━━━ INFORMATION PROVIDED ━━━
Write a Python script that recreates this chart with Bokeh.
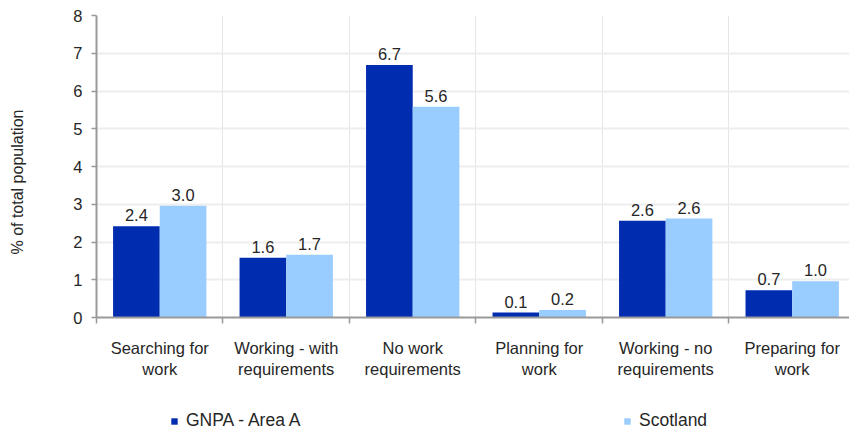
import numpy as np
from bokeh.plotting import figure
from bokeh.layouts import column
from bokeh.models import (Range1d, FixedTicker, ColumnDataSource, Legend, LegendItem)
from bokeh.core.properties import value
from bokeh.embed import file_html
from bokeh.resources import INLINE

# Benefit conditionality groups, share of total population (%)
categories = ["Searching for\nwork", "Working - with\nrequirements", "No work\nrequirements",
              "Planning for\nwork", "Working - no\nrequirements", "Preparing for\nwork"]
gnpa_area_a = [2.42, 1.58, 6.69, 0.13, 2.56, 0.72]
scotland = [2.96, 1.66, 5.58, 0.20, 2.62, 0.96]
series_names = ["GNPA - Area A", "Scotland"]
y_ticks = [0, 1, 2, 3, 4, 5, 6, 7, 8]
y_title = "% of total population"

DARK = "#002db0"
LIGHT = "#99ccff"
FONT = "Liberation Sans"
TXT = "#262626"
FS = "16.5px"

n = len(categories)
idx = np.arange(n)
centers = idx + 0.5
bar_w = 0.369

p = figure(width=849, height=400, output_backend="svg", toolbar_location=None,
           x_range=Range1d(0, 5.953), y_range=Range1d(0, 8),
           min_border_left=96, min_border_right=0, min_border_top=15, min_border_bottom=83)
p.outline_line_color = None

src = ColumnDataSource(dict(
    xd=centers - bar_w / 2, xl=centers + bar_w / 2,
    gnpa=gnpa_area_a, scot=scotland,
    gnpa_lbl=[f"{v:.1f}" for v in gnpa_area_a],
    scot_lbl=[f"{v:.1f}" for v in scotland],
))

bar_style = dict(width=bar_w, source=src, line_color=None)
p.vbar(x="xd", top="gnpa", fill_color=DARK, **bar_style)
p.vbar(x="xl", top="scot", fill_color=LIGHT, **bar_style)

for xcol, col, lbl in (("xd", "gnpa", "gnpa_lbl"), ("xl", "scot", "scot_lbl")):
    p.text(x=xcol, y=col, text=lbl, source=src, text_align="center", text_baseline="bottom",
           y_offset=-5, text_font=value(FONT), text_font_size=FS, text_color=TXT)

# grid
p.ygrid.ticker = FixedTicker(ticks=y_ticks)
p.ygrid.grid_line_color = "#eeeeee"
p.ygrid.grid_line_width = 2
p.xgrid.ticker = FixedTicker(ticks=list(range(n + 1)))
p.xgrid.grid_line_color = "#e6e6e6"
p.xgrid.grid_line_width = 1

# x axis: category names at centres, tick marks at category boundaries
xa = p.xaxis[0]
xa.ticker = FixedTicker(ticks=list(centers), minor_ticks=list(range(n + 1)))
xa.major_label_overrides = {float(c): lab for c, lab in zip(centers, categories)}
xa.major_tick_out = 0
xa.major_tick_in = 0
xa.minor_tick_out = 6
xa.minor_tick_in = 0
xa.minor_tick_line_color = "#999999"
xa.minor_tick_line_width = 1.5
xa.axis_line_color = "#999999"
xa.axis_line_width = 2
xa.major_label_standoff = 15
xa.major_label_text_font = FONT
xa.major_label_text_font_size = FS
xa.major_label_text_color = TXT

ya = p.yaxis[0]
ya.ticker = FixedTicker(ticks=y_ticks)
ya.major_tick_out = 5
ya.major_tick_in = 0
ya.minor_tick_line_color = None
ya.major_tick_line_color = "#999999"
ya.major_tick_line_width = 1.5
ya.axis_line_color = "#999999"
ya.axis_line_width = 2
ya.major_label_standoff = 9
ya.major_label_text_font = FONT
ya.major_label_text_font_size = FS
ya.major_label_text_color = TXT
# trailing no-break spaces push the centred title a little below the frame's middle
ya.axis_label = y_title + "\u00a0" * 7
ya.axis_label_standoff = 44
ya.axis_label_text_font = FONT
ya.axis_label_text_font_size = "16px"
ya.axis_label_text_font_style = "normal"
ya.axis_label_text_color = TXT

# legend row: swatches come from hidden copies of the two bar series
lg_fig = figure(width=849, height=32, output_backend="svg", toolbar_location=None,
                x_range=Range1d(0, 1), y_range=Range1d(0, 1),
                min_border=0, x_axis_type=None, y_axis_type=None)
lg_fig.outline_line_color = None
lg_fig.grid.visible = False
swatches = [lg_fig.vbar(x=xc, top=col, fill_color=c, visible=False, **bar_style)
            for xc, col, c in (("xd", "gnpa", DARK), ("xl", "scot", LIGHT))]

for name, rend, loc in zip(series_names, swatches, [(74, 1), (527, 1)]):
    lg = Legend(items=[LegendItem(label=name, renderers=[rend])], location=loc,
                orientation="horizontal", glyph_width=8, glyph_height=8, label_standoff=8,
                padding=0, margin=0, border_line_color=None, background_fill_alpha=0,
                inactive_fill_alpha=0, click_policy="none",
                label_text_font=FONT, label_text_font_size="17.5px", label_text_color=TXT)
    lg_fig.add_layout(lg)

open("out.html", "w").write(file_html(column(p, lg_fig, spacing=0), INLINE))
━━━
## JOB
From the first line above to the line containing "p.xgrid.grid_line_width = 1", repeat each line exactly. Pictures stay out.

## TASK RESULT
Write a Python script that recreates this chart with Bokeh.
import numpy as np
from bokeh.plotting import figure
from bokeh.layouts import column
from bokeh.models import (Range1d, FixedTicker, ColumnDataSource, Legend, LegendItem)
from bokeh.core.properties import value
from bokeh.embed import file_html
from bokeh.resources import INLINE

# Benefit conditionality groups, share of total population (%)
categories = ["Searching for\nwork", "Working - with\nrequirements", "No work\nrequirements",
              "Planning for\nwork", "Working - no\nrequirements", "Preparing for\nwork"]
gnpa_area_a = [2.42, 1.58, 6.69, 0.13, 2.56, 0.72]
scotland = [2.96, 1.66, 5.58, 0.20, 2.62, 0.96]
series_names = ["GNPA - Area A", "Scotland"]
y_ticks = [0, 1, 2, 3, 4, 5, 6, 7, 8]
y_title = "% of total population"

DARK = "#002db0"
LIGHT = "#99ccff"
FONT = "Liberation Sans"
TXT = "#262626"
FS = "16.5px"

n = len(categories)
idx = np.arange(n)
centers = idx + 0.5
bar_w = 0.369

p = figure(width=849, height=400, output_backend="svg", toolbar_location=None,
           x_range=Range1d(0, 5.953), y_range=Range1d(0, 8),
           min_border_left=96, min_border_right=0, min_border_top=15, min_border_bottom=83)
p.outline_line_color = None

src = ColumnDataSource(dict(
    xd=centers - bar_w / 2, xl=centers + bar_w / 2,
    gnpa=gnpa_area_a, scot=scotland,
    gnpa_lbl=[f"{v:.1f}" for v in gnpa_area_a],
    scot_lbl=[f"{v:.1f}" for v in scotland],
))

bar_style = dict(width=bar_w, source=src, line_color=None)
p.vbar(x="xd", top="gnpa", fill_color=DARK, **bar_style)
p.vbar(x="xl", top="scot", fill_color=LIGHT, **bar_style)

for xcol, col, lbl in (("xd", "gnpa", "gnpa_lbl"), ("xl", "scot", "scot_lbl")):
    p.text(x=xcol, y=col, text=lbl, source=src, text_align="center", text_baseline="bottom",
           y_offset=-5, text_font=value(FONT), text_font_size=FS, text_color=TXT)

# grid
p.ygrid.ticker = FixedTicker(ticks=y_ticks)
p.ygrid.grid_line_color = "#eeeeee"
p.ygrid.grid_line_width = 2
p.xgrid.ticker = FixedTicker(ticks=list(range(n + 1)))
p.xgrid.grid_line_color = "#e6e6e6"
p.xgrid.grid_line_width = 1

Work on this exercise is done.